• **WRITTEN INSTRUCTION**:
Drop the pictures, then extract the listing word for word.

• **SUPPLIED DATA**:
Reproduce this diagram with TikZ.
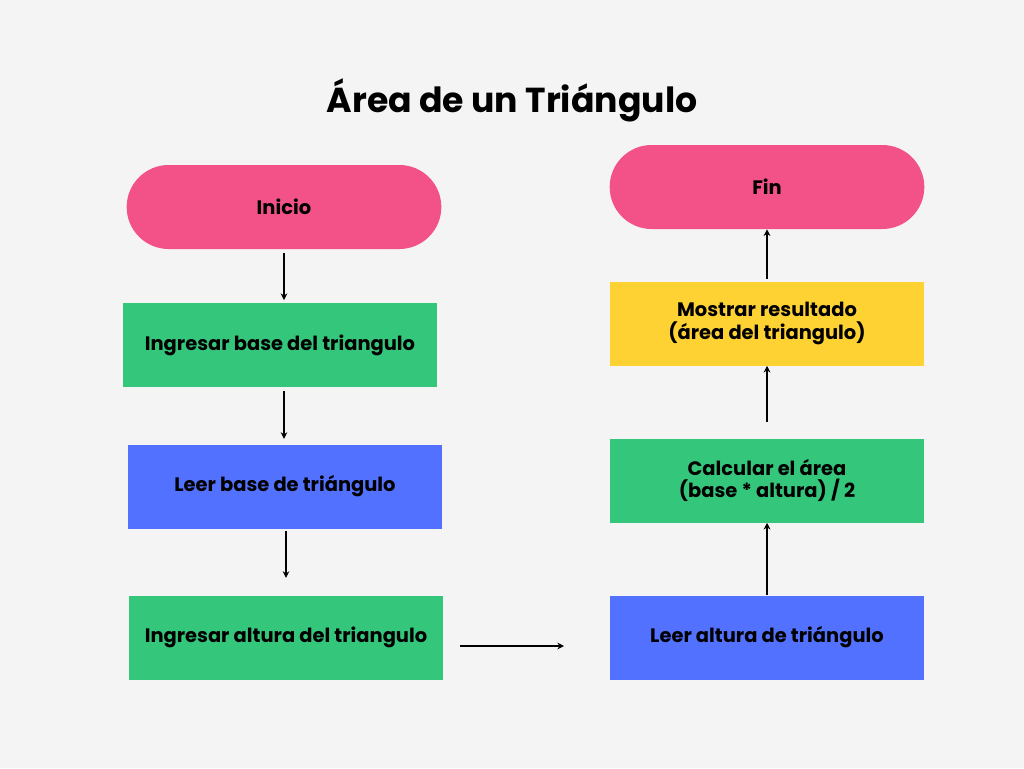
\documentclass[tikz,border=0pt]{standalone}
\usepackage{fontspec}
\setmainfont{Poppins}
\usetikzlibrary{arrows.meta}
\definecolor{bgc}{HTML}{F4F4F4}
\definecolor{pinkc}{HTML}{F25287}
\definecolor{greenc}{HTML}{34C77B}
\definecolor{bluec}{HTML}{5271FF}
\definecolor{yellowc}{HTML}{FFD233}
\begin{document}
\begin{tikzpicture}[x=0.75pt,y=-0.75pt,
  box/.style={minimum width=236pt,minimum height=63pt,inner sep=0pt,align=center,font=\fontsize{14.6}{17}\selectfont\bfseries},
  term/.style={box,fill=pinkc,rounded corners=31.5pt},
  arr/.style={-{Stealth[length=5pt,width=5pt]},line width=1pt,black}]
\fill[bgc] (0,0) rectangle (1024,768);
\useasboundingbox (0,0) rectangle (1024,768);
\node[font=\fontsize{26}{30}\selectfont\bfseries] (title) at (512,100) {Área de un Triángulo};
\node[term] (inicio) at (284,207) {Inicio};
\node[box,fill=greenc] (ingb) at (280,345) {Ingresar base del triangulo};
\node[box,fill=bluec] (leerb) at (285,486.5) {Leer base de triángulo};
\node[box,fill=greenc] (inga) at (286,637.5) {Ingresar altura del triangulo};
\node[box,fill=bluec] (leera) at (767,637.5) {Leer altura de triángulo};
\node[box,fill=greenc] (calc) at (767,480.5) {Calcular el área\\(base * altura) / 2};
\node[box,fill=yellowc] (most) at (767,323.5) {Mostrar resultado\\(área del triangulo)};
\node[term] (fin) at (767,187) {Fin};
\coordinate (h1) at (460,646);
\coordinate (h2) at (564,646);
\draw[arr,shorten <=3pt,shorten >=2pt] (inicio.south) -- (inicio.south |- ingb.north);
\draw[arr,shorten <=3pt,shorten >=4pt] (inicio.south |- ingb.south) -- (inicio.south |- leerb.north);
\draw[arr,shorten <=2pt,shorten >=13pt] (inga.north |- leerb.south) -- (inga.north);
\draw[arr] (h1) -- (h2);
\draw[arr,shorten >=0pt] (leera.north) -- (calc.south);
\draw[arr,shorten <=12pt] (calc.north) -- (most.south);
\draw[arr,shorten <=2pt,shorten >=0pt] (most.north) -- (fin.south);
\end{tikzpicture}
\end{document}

• **EXERCISE OUTPUT**:
Reproduce this diagram with TikZ.
\documentclass[tikz,border=0pt]{standalone}
\usepackage{fontspec}
\setmainfont{Poppins}
\usetikzlibrary{arrows.meta}
\definecolor{bgc}{HTML}{F4F4F4}
\definecolor{pinkc}{HTML}{F25287}
\definecolor{greenc}{HTML}{34C77B}
\definecolor{bluec}{HTML}{5271FF}
\definecolor{yellowc}{HTML}{FFD233}
\begin{document}
\begin{tikzpicture}[x=0.75pt,y=-0.75pt,
  box/.style={minimum width=236pt,minimum height=63pt,inner sep=0pt,align=center,font=\fontsize{14.6}{17}\selectfont\bfseries},
  term/.style={box,fill=pinkc,rounded corners=31.5pt},
  arr/.style={-{Stealth[length=5pt,width=5pt]},line width=1pt,black}]
\fill[bgc] (0,0) rectangle (1024,768);
\useasboundingbox (0,0) rectangle (1024,768);
\node[font=\fontsize{26}{30}\selectfont\bfseries] (title) at (512,100) {Área de un Triángulo};
\node[term] (inicio) at (284,207) {Inicio};
\node[box,fill=greenc] (ingb) at (280,345) {Ingresar base del triangulo};
\node[box,fill=bluec] (leerb) at (285,486.5) {Leer base de triángulo};
\node[box,fill=greenc] (inga) at (286,637.5) {Ingresar altura del triangulo};
\node[box,fill=bluec] (leera) at (767,637.5) {Leer altura de triángulo};
\node[box,fill=greenc] (calc) at (767,480.5) {Calcular el área\\(base * altura) / 2};
\node[box,fill=yellowc] (most) at (767,323.5) {Mostrar resultado\\(área del triangulo)};
\node[term] (fin) at (767,187) {Fin};
\coordinate (h1) at (460,646);
\coordinate (h2) at (564,646);
\draw[arr,shorten <=3pt,shorten >=2pt] (inicio.south) -- (inicio.south |- ingb.north);
\draw[arr,shorten <=3pt,shorten >=4pt] (inicio.south |- ingb.south) -- (inicio.south |- leerb.north);
\draw[arr,shorten <=2pt,shorten >=13pt] (inga.north |- leerb.south) -- (inga.north);
\draw[arr] (h1) -- (h2);
\draw[arr,shorten >=0pt] (leera.north) -- (calc.south);
\draw[arr,shorten <=12pt] (calc.north) -- (most.south);
\draw[arr,shorten <=2pt,shorten >=0pt] (most.north) -- (fin.south);
\end{tikzpicture}
\end{document}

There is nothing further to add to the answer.